Gather all lines in the entries below that include the word "this".
Start Extracted entries
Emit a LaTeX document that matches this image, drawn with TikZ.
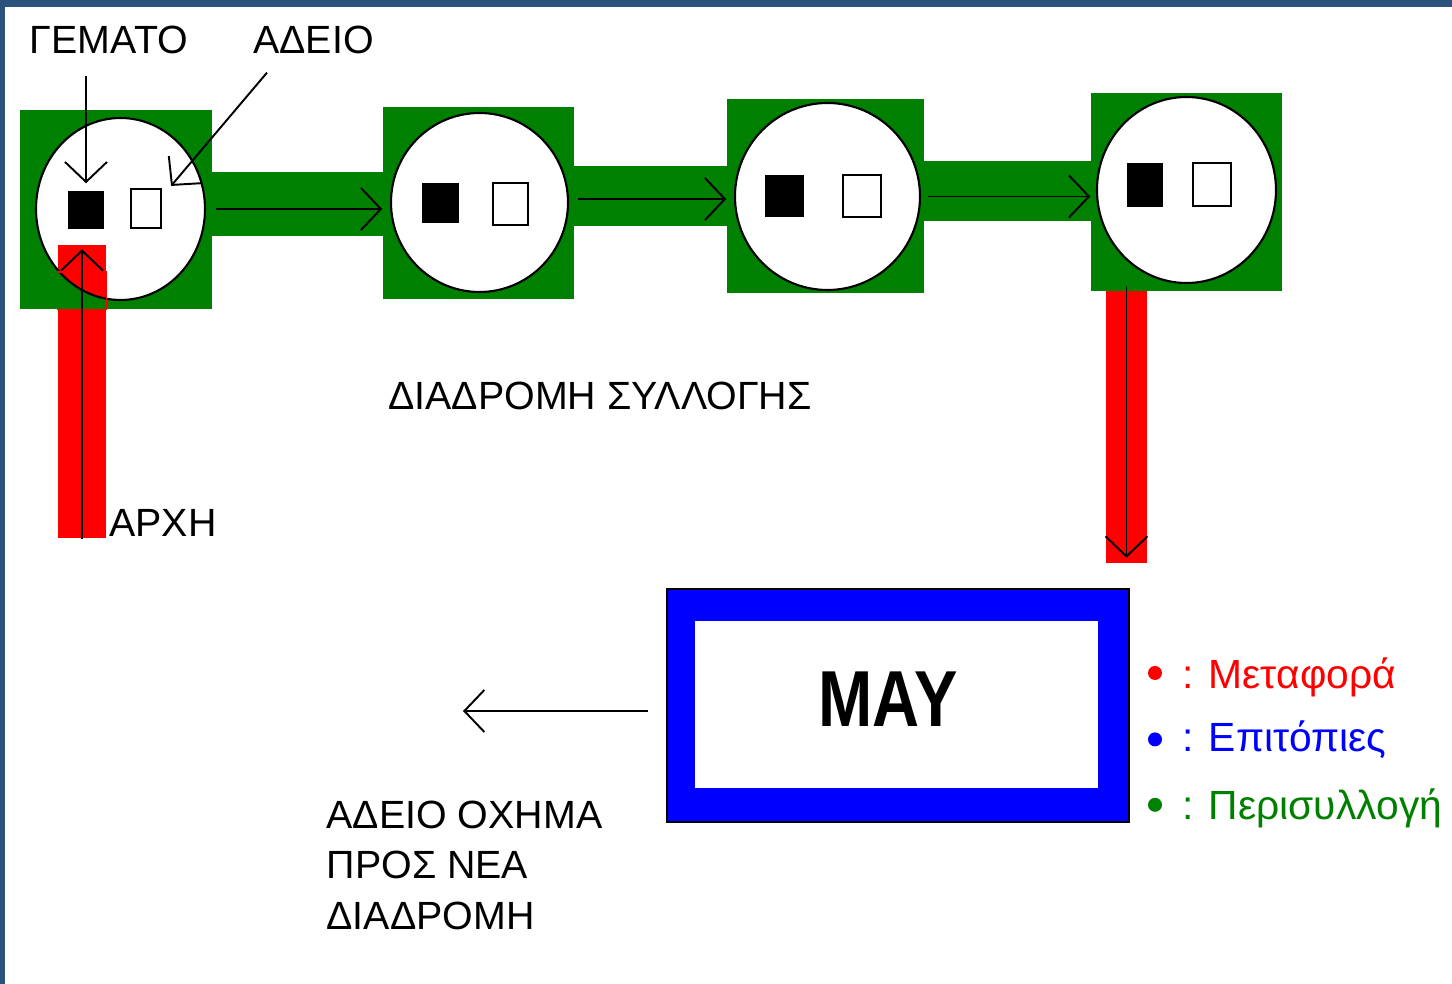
End Extracted entries
Start Extracted entries
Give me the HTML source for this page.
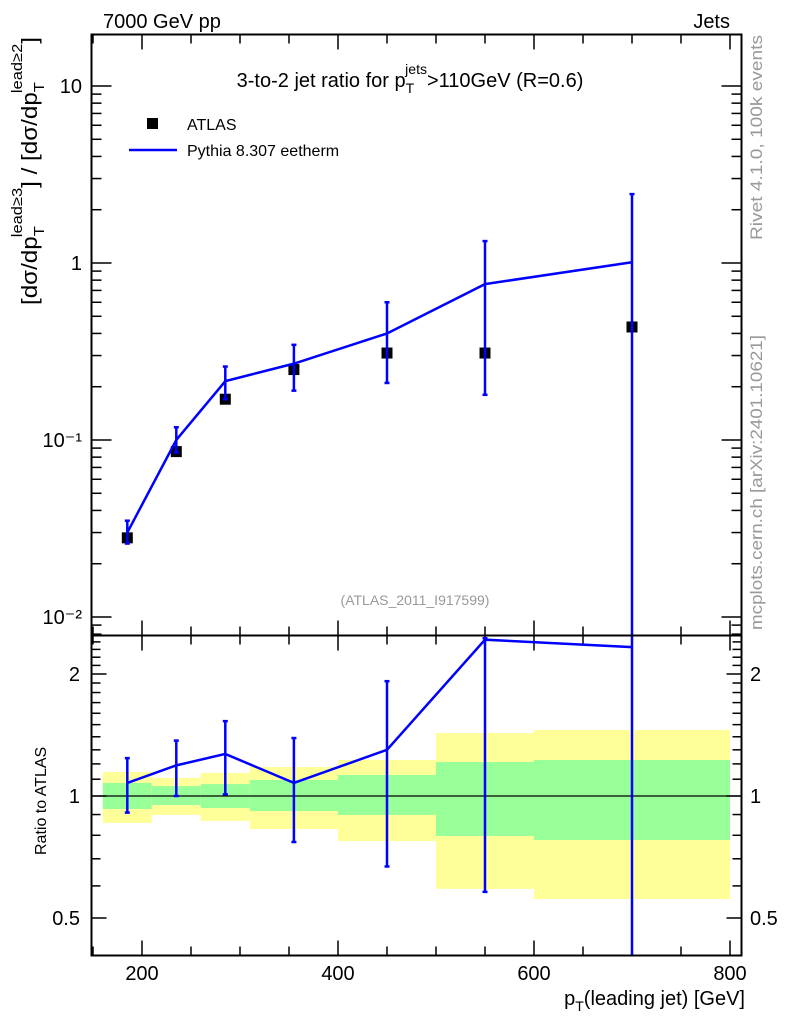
End Extracted entries
Start Extracted entries
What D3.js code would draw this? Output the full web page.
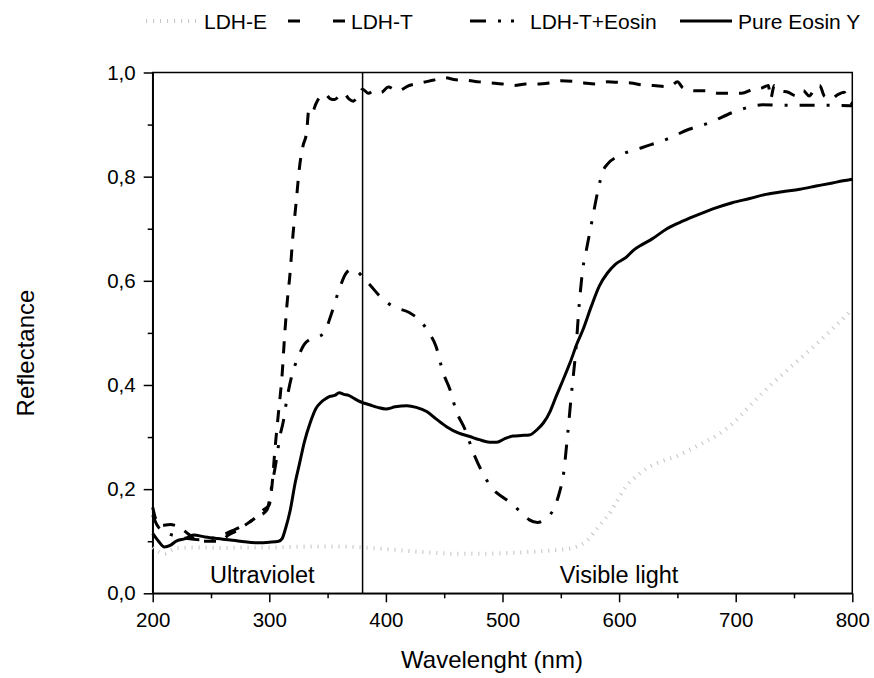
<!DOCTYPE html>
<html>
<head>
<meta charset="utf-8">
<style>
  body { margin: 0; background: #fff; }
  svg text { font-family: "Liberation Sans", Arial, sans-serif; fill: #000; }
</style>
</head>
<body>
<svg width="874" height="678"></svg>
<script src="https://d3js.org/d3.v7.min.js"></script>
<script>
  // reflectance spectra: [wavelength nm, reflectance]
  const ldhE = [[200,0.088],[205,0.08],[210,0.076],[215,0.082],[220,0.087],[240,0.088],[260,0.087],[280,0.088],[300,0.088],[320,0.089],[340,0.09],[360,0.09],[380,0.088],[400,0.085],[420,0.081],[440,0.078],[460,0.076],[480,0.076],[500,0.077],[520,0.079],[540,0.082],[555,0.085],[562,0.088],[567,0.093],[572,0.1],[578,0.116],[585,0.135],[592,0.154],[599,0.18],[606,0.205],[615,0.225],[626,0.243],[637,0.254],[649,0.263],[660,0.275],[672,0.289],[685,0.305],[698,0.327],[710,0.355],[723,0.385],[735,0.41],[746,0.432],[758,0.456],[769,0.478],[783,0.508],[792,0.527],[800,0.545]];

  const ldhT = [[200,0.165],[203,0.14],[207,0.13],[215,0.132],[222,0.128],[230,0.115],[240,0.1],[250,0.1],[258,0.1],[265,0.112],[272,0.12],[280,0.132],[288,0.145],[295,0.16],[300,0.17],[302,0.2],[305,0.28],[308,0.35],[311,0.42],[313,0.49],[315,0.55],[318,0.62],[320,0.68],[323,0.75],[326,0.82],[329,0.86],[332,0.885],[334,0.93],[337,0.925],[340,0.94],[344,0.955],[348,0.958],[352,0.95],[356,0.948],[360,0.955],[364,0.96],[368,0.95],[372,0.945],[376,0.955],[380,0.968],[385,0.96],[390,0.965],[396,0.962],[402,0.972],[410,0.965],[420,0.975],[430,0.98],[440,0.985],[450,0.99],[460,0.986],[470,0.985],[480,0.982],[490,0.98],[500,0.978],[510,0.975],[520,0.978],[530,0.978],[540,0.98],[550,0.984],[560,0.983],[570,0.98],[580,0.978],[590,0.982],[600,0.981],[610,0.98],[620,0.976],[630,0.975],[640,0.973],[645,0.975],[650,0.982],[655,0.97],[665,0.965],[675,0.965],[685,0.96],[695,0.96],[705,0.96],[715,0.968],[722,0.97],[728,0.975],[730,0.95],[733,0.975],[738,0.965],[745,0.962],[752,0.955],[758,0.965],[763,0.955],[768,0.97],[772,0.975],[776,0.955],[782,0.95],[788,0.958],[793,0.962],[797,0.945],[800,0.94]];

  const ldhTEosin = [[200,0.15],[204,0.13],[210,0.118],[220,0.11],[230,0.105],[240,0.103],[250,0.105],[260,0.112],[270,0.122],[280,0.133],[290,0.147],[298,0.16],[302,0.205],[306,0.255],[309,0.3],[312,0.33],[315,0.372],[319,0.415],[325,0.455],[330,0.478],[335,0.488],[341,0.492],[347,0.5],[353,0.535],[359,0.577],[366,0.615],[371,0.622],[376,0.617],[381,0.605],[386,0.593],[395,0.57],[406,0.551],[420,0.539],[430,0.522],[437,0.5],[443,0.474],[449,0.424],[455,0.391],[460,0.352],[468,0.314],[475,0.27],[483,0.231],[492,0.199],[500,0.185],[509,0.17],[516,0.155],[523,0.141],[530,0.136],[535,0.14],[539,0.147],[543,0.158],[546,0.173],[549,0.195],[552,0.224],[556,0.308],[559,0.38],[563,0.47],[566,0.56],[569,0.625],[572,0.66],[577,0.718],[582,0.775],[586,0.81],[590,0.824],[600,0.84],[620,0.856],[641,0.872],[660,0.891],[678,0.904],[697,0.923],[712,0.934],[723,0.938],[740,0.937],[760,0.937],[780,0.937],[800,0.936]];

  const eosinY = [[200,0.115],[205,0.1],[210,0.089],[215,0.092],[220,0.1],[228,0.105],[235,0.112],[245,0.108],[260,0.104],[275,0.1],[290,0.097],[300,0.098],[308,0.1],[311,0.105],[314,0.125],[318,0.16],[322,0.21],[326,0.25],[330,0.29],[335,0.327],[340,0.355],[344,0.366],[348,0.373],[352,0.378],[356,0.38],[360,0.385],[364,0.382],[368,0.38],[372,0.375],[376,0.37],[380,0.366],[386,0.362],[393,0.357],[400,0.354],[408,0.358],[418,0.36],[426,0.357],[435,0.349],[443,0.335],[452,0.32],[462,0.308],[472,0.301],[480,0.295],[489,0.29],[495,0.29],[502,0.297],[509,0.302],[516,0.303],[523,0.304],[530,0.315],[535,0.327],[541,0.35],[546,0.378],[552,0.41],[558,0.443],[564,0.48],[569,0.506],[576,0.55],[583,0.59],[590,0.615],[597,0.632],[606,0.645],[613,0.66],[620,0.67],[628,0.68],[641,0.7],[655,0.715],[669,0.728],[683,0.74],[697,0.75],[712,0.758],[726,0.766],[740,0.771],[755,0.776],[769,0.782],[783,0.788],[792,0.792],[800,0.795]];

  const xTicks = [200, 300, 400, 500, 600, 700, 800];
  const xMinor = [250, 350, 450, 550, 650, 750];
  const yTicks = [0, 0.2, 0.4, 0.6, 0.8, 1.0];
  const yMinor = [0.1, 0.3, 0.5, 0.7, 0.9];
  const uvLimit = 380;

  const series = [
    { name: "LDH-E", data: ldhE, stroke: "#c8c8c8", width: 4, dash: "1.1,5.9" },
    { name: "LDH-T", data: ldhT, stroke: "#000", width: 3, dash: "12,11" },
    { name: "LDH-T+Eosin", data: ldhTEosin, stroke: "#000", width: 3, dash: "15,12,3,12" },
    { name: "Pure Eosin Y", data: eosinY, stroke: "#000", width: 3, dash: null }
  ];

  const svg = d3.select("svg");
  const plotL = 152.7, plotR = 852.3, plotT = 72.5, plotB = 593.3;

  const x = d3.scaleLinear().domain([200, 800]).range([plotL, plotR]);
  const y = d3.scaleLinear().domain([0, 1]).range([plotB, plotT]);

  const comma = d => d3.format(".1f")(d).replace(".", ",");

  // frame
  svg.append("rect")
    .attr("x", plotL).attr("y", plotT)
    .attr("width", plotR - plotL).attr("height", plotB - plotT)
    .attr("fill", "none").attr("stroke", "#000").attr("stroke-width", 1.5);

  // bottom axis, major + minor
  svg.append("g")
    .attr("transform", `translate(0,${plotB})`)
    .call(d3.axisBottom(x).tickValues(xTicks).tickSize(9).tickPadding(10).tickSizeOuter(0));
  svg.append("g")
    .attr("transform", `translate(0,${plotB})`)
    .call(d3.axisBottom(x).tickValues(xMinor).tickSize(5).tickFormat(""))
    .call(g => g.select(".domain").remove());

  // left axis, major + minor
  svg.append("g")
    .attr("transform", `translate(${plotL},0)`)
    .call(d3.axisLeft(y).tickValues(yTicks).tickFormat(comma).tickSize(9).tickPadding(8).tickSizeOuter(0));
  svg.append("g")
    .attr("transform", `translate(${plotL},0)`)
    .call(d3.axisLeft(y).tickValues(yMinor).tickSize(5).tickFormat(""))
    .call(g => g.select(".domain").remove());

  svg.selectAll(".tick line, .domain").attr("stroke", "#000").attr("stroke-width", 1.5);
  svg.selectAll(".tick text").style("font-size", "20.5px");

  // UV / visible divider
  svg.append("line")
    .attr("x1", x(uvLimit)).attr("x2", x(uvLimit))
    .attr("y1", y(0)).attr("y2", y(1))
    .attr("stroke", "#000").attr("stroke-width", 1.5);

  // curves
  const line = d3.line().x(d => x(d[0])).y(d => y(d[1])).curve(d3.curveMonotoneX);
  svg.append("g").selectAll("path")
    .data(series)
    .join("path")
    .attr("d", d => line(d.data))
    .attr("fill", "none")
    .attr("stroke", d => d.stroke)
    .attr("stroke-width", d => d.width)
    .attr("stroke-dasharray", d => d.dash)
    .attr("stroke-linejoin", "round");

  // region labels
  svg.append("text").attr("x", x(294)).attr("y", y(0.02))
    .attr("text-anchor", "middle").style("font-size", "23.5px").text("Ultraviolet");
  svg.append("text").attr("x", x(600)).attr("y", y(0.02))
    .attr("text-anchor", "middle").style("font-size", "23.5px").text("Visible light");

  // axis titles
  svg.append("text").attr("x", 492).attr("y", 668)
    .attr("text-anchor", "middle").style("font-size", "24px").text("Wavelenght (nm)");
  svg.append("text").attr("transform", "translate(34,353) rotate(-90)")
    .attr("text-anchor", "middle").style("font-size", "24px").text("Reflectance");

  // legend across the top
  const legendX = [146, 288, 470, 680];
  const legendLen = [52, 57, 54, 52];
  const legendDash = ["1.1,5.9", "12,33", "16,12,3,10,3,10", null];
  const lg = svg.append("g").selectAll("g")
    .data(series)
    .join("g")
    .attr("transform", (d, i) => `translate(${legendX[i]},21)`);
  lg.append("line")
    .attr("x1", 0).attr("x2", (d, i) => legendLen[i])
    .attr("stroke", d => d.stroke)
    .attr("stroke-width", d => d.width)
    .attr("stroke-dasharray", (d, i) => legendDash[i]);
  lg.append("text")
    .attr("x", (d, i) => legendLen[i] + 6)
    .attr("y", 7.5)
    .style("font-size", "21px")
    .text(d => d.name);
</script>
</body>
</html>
End Extracted entries
▸ **Full solution**
Emit a LaTeX document that matches this image, drawn with TikZ.
Give me the HTML source for this page.
What D3.js code would draw this? Output the full web page.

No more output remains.